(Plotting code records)
══════

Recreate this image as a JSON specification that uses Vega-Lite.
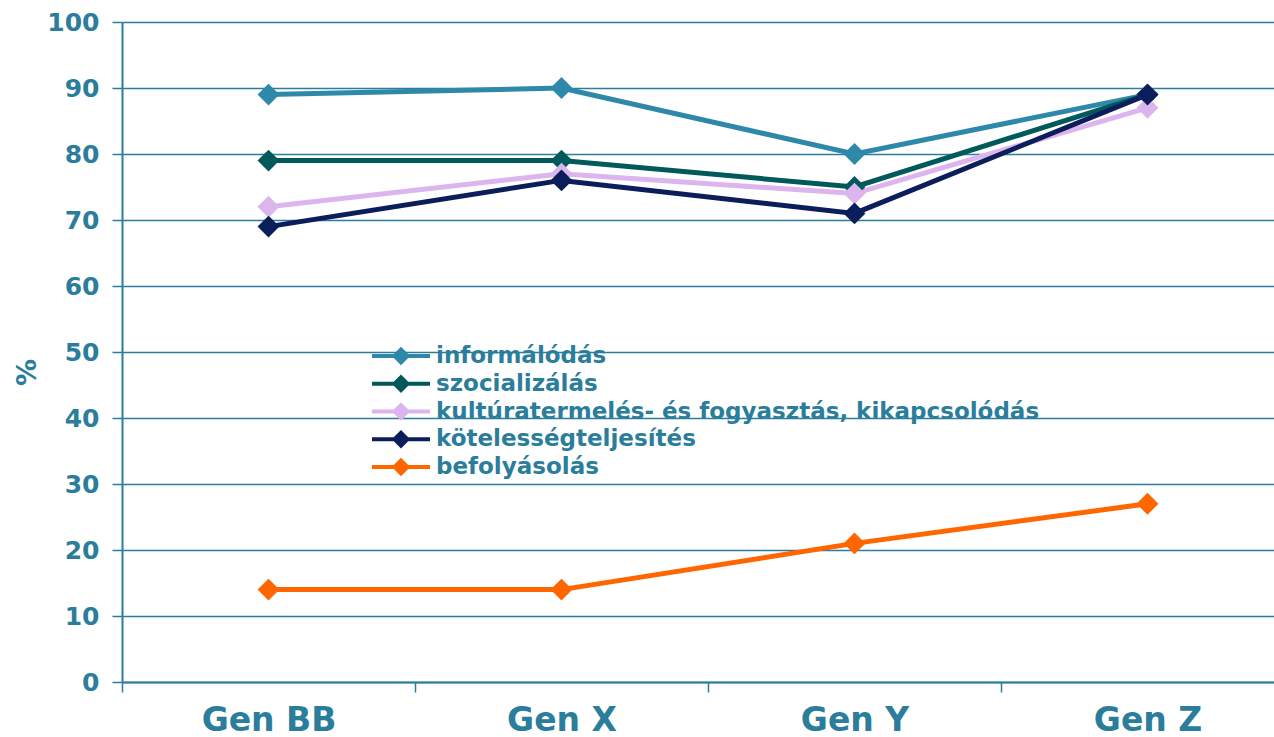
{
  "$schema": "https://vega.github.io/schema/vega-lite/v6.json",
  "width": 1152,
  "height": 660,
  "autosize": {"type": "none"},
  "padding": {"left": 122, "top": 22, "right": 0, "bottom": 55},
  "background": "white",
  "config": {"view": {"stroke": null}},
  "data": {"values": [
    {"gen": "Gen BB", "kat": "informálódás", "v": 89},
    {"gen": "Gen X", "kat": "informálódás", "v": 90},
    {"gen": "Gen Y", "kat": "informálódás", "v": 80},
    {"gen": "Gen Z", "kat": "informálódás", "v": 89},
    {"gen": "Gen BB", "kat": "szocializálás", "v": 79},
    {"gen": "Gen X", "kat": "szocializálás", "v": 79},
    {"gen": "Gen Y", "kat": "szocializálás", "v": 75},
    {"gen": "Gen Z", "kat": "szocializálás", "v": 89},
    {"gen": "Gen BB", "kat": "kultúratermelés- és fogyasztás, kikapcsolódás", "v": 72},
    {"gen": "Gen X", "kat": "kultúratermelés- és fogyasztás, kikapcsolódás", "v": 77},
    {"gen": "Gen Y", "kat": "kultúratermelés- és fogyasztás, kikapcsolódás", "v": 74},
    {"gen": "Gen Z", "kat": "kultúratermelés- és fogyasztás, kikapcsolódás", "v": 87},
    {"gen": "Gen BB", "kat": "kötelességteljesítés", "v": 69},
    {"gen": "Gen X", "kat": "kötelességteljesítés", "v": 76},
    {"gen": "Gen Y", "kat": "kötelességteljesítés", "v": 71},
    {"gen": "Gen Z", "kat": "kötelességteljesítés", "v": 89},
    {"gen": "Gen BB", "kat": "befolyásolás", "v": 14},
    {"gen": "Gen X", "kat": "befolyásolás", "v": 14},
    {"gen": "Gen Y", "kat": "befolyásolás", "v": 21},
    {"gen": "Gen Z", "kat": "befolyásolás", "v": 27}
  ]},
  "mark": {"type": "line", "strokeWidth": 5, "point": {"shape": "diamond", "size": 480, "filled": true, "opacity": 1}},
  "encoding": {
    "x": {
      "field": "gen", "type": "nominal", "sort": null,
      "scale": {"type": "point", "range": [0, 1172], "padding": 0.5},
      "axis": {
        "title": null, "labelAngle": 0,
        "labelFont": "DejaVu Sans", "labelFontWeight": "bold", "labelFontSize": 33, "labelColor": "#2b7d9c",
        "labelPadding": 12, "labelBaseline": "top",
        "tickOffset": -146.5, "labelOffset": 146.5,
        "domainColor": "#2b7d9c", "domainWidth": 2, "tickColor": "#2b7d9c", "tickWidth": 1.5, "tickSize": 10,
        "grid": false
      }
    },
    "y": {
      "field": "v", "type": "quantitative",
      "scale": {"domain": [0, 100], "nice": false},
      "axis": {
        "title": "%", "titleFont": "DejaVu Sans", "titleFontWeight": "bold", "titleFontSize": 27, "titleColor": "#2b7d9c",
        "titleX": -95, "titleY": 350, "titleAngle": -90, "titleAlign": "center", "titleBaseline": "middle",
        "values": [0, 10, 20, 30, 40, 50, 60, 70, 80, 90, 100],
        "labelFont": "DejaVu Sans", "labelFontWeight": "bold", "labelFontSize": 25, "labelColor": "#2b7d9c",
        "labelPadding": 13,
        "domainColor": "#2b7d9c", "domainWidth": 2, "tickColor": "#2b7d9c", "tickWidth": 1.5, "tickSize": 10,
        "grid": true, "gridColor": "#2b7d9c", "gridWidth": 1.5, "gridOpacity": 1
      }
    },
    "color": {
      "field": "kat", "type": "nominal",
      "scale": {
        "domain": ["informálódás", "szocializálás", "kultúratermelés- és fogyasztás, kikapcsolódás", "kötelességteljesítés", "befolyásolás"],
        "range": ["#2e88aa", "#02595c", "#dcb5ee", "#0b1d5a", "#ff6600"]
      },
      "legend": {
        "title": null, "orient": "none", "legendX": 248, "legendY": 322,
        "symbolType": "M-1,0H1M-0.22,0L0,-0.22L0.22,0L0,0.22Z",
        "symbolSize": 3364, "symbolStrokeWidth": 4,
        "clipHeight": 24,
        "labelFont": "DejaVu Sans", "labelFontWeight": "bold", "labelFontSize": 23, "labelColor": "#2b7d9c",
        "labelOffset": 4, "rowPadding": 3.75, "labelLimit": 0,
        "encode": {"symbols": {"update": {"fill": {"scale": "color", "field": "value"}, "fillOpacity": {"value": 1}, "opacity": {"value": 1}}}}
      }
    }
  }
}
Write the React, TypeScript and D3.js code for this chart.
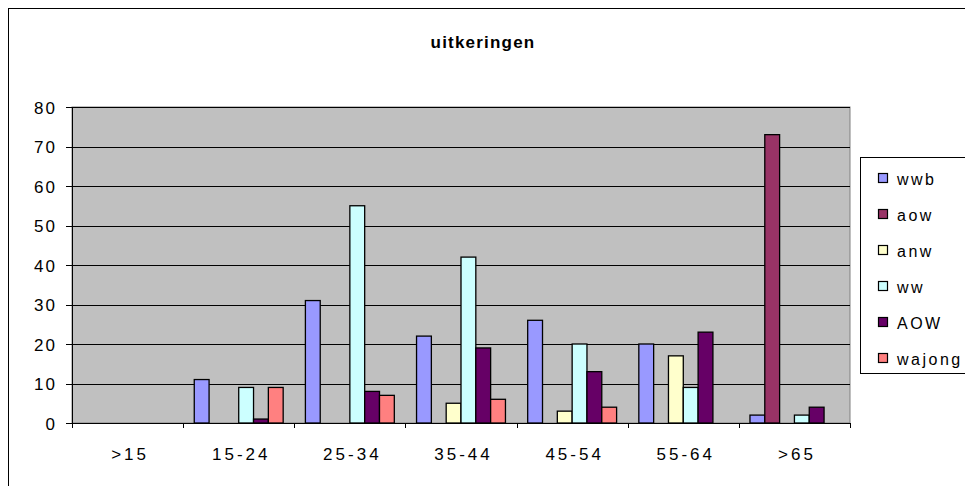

══════

» Your goal
Search the entries for the word "this", then gather every line that has it.

» Solution
Recreate this image as a JSON specification that uses Vega-Lite.
Write the React, TypeScript and D3.js code for this chart.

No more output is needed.